Dr Natalia Hanley presents to attendees at the Criminology and Social Policy Hub launch on 14 November 2023
Senior Lecturer in Criminology, Dr Natalia Hanley, from the School of Health and Society, presents at the Criminology and Social Policy Hub launch event.

UOW launches new Criminology and Social Policy Hub

UOW launches new Criminology and Social Policy Hub

Hub to strengthen partnership between community, government, and academics to support social justice outcomes

The University of Wollongong (UOW) launched the inaugural Criminology and Social Policy Hub event on Tuesday 14 November, designed to provide a space for collaboration to influence future policy and practice, and provide strong work-ready learning opportunities for students.

Led by the Criminology and Social Policy discipline, the launch brought together community, government organisations, and UOW academics with the aim to discover new ways to work on research and policy development.

Senior Lecturer in Criminology, Dr Natalia Hanley, from the School of Health and Society, said the Hub came about because of the need to tackle social justice issues holistically and collaboratively, drawing on evidence and a variety of expertise.

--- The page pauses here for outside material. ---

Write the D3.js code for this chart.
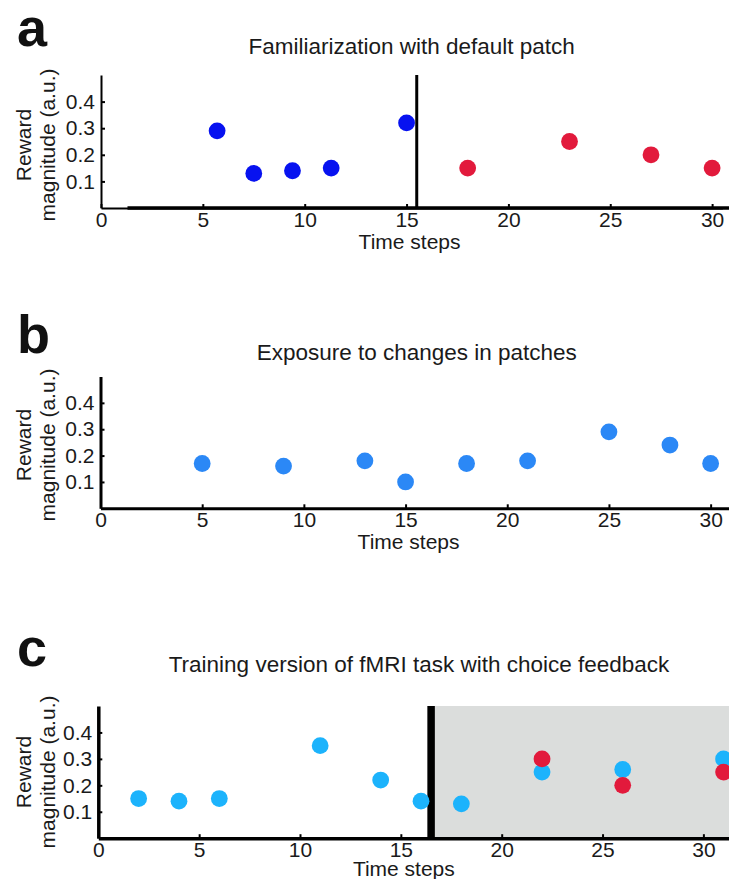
<!DOCTYPE html>
<html>
<head>
<meta charset="utf-8">
<script src="https://cdn.jsdelivr.net/npm/d3@7"></script>
<style>
    body { margin: 0; background: #fff; }
    text { font-family: "Liberation Sans", Arial, Helvetica, sans-serif; fill: #1a1a1a; }
    .panel-letter { font-weight: bold; font-size: 54px; fill: #111; }
    .title { font-size: 22.5px; }
    .tick-label { font-size: 21px; }
    .axis-label { font-size: 21px; }
</style>
</head>
<body>
<div id="figure"></div>
<script>

/*
 *  Data
 */

// shared ticks
var xTicks = [0, 5, 10, 15, 20, 25, 30];
var yTicks = [0.1, 0.2, 0.3, 0.4];

// panel a - familiarization with default patch
var timeA1 = [5.7, 7.5, 9.4, 11.3, 15];
var rewardA1 = [0.29, 0.13, 0.14, 0.15, 0.32];
var timeA2 = [18, 23, 27, 30];
var rewardA2 = [0.15, 0.25, 0.20, 0.15];
var switchA = 15.5;

// panel b - exposure to changes in patches
var timeB = [5, 9, 13, 15, 18, 21, 25, 28, 30];
var rewardB = [0.17, 0.16, 0.18, 0.10, 0.17, 0.18, 0.29, 0.24, 0.17];

// panel c - training version of fMRI task
var timeC1 = [2, 4, 6, 11, 14, 16, 18, 22, 26, 31];
var rewardC1 = [0.15, 0.14, 0.15, 0.35, 0.22, 0.14, 0.13, 0.25, 0.26, 0.30];
var timeC2 = [22, 26, 31];
var rewardC2 = [0.30, 0.20, 0.25];
var switchC = 16.5;

var titles = ["Familiarization with default patch",
    "Exposure to changes in patches",
    "Training version of fMRI task with choice feedback"];
var letters = ["a", "b", "c"];

var blue = "#0712f0",
    red = "#e21a3c",
    midBlue = "#2b88f6",
    lightBlue = "#1cb3fc",
    shade = "#dbdddc";

function zip(xs, ys) {
    return xs.map(function(x, i) { return { t: x, r: ys[i] }; });
}


/*
 *  SVG drawing area
 */

var svg = d3.select("#figure").append("svg")
    .attr("width", 729)
    .attr("height", 879);


/*
 *  Draw one panel
 */

function drawPanel(p) {
    var g = svg.append("g");

    var x = d3.scaleLinear().domain([0, p.xMax]).range(p.xRange);
    var y = d3.scaleLinear().domain([0, 0.5]).range(p.yRange);

    // shaded part (panel c)
    if (p.shadeFrom !== undefined) {
        g.append("rect")
            .attr("x", x(p.shadeFrom))
            .attr("y", y(0.5))
            .attr("width", x(p.xMax) - x(p.shadeFrom))
            .attr("height", y(0) - y(0.5))
            .attr("fill", shade);
    }

    // axes
    var xAxis = d3.axisBottom(x).tickValues(xTicks).tickSizeInner(-4).tickSizeOuter(0).tickPadding(4);
    var yAxis = d3.axisLeft(y).tickValues(yTicks).tickSizeInner(-4).tickSizeOuter(0).tickPadding(6)
        .tickFormat(d3.format(".1f"));

    var gx = g.append("g")
        .attr("transform", "translate(0," + y(0) + ")")
        .call(xAxis);
    var gy = g.append("g")
        .attr("transform", "translate(" + x(0) + ",0)")
        .call(yAxis);

    [gx, gy].forEach(function(a) {
        a.select(".domain").attr("stroke", "#000").attr("stroke-width", p.axisWidth);
        a.selectAll(".tick line").attr("stroke", "#000").attr("stroke-width", 2);
        a.selectAll(".tick text").attr("class", "tick-label").attr("fill", "#1a1a1a");
        a.attr("font-family", null).attr("font-size", null);
    });

    // thick baseline drawn over the x axis (panel a)
    if (p.baseline) {
        g.append("line")
            .attr("x1", x(p.baseline[0])).attr("x2", x(p.baseline[1]))
            .attr("y1", y(0)).attr("y2", y(0))
            .attr("stroke", "#000")
            .attr("stroke-width", 3.5);
    }

    // switch marker
    if (p.switchAt !== undefined) {
        g.append("line")
            .attr("x1", x(p.switchAt)).attr("x2", x(p.switchAt))
            .attr("y1", y(0)).attr("y2", y(0.5))
            .attr("stroke", "#000")
            .attr("stroke-width", p.switchWidth);
    }

    // points
    p.series.forEach(function(s) {
        g.selectAll(null)
            .data(s.data)
            .enter().append("circle")
            .attr("cx", function(d) { return x(d.t); })
            .attr("cy", function(d) { return y(d.r); })
            .attr("r", 8.4)
            .attr("fill", s.color);
    });

    // labels
    g.append("text")
        .attr("class", "panel-letter")
        .attr("x", 17)
        .attr("y", p.letterY)
        .text(p.letter);

    g.append("text")
        .attr("class", "title")
        .attr("x", x(p.xMax / 2))
        .attr("y", p.titleY)
        .attr("text-anchor", "middle")
        .text(p.title);

    g.append("text")
        .attr("class", "axis-label")
        .attr("x", (x(0) + x(30)) / 2 + 3)
        .attr("y", y(0) + p.xLabelGap)
        .attr("text-anchor", "middle")
        .text("Time steps");

    var yl = g.append("text")
        .attr("class", "axis-label")
        .attr("transform", "translate(31," + (p.yLabelY) + ") rotate(-90)")
        .attr("text-anchor", "middle");
    yl.append("tspan").attr("x", 0).attr("y", 0).text("Reward");
    yl.append("tspan").attr("x", 0).attr("y", 24).text("magnitude (a.u.)");
}


drawPanel({
    letter: letters[0], title: titles[0],
    xMax: 30.5, xRange: [101, 722.3], yRange: [208, 75],
    axisWidth: 2, baseline: [1.3, 31.5],
    switchAt: switchA, switchWidth: 3,
    letterY: 46, titleY: 54, yLabelY: 145, xLabelGap: 41,
    series: [{ data: zip(timeA1, rewardA1), color: blue },
             { data: zip(timeA2, rewardA2), color: red }]
});

drawPanel({
    letter: letters[1], title: titles[1],
    xMax: 31.1, xRange: [100.5, 733], yRange: [508.3, 376.5],
    axisWidth: 3,
    letterY: 353, titleY: 360, yLabelY: 445, xLabelGap: 41,
    series: [{ data: zip(timeB, rewardB), color: midBlue }]
});

drawPanel({
    letter: letters[2], title: titles[2],
    xMax: 31.8, xRange: [98.3, 739.7], yRange: [838.2, 706],
    axisWidth: 3.5,
    switchAt: switchC, switchWidth: 7.5, shadeFrom: switchC,
    letterY: 666, titleY: 672, yLabelY: 772, xLabelGap: 38,
    series: [{ data: zip(timeC1, rewardC1), color: lightBlue },
             { data: zip(timeC2, rewardC2), color: red }]
});

</script>
</body>
</html>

“Criminal and social justice issues are really interconnected; you can’t talk about domestic and family violence, for example, without talking about housing, health, and financial support,” Dr Hanley said.

“We know that all of these social or criminal issues require lots of different people to be involved in a variety of ways to make a positive impact.”

The Criminology and Social Policy Hub aims to promote social justice by providing a space where stakeholders from community, industry, government and the University can meet face-to-face and leverage existing networks to collaborate.

“The community organisations and government agencies that we work with have a lot of knowledge and information about what might work and what support people need, but they are busy delivering services, they do not always have capacity to do a lot with that information.

“We have a lot of highly engaged, highly motivated, enthusiastic advocates in this region and we are lucky that because it is a small region people have great networks and strong relationships and are keen to work together for the benefit of our communities,” Dr Hanley said.

The Hub also aims to prepare a strong graduate workforce for the region.

“As researchers, high quality information is our currency. We have a lot of undergraduate, honours and PhD students who want to do something meaningful that is going to make a positive difference in policy and practice.

“There is an opportunity for us to provide a wonderful experience for our students and provide something very useful for community and government organisations if we are all able to get into a room together,” Dr Hanley said.

More than 60 people attended the launch with representatives from diverse organisations including NSW Department of Communities and Justice, NSW Health, Southern Youth and Family Services, Legal Aid, NSW Police Force, the four local councils, Illawarra Multicultural Services and more, in attendance.

Criminology and Social Policy experts from UOW presented findings from the CommunityMATTERS survey of Illawarra and Shoalhaven residents during the launch event. The annual survey uses innovative methods to understand public perceptions of key social policy issues in the region.

CommunityMATTERS is an initiative of the Illawarra and Shoalhaven Social Research and Education Enterprise, a project co–funded by UOW and the Illawarra and Shoalhaven Joint Organisation.

The study focused on the perceptions people have about the Illawarra and Shoalhaven region and their local community, as well as their experience of accessing local services.

The survey included questions about their local neighbourhood, and their personal experience of accessing key health and social services across the region.

Dr Delia Rambaldini-Gooding, Cameron Langfield, and Dr Natalia Hanley presented an overview of the survey results including insights into migrant and refugee communities, youth crime, and wildlife crime.

The survey findings will be used to better understand the diverse experiences and needs of the Illawarra and Shoalhaven region to influence future policy, helping local, state, and federal government better plan for the needs of the community.

UOW Vice Chancellor and President Professor Patricia M. Davidson opened the Criminology and Social Policy Hub at the launch and said the Hub is the ideal place for the exploration of multi-disciplinary research with industry partners.

“This is an exciting opportunity to connect the dots between research advocacy, practise, and teaching to create strong relationships to shape future policy,” Professor Davidson said.

“By developing strong community partnerships and collaborations, UOW is putting our research expertise front and centre, adding valuable insight and influencing solutions in some of the most complex areas of social policy.”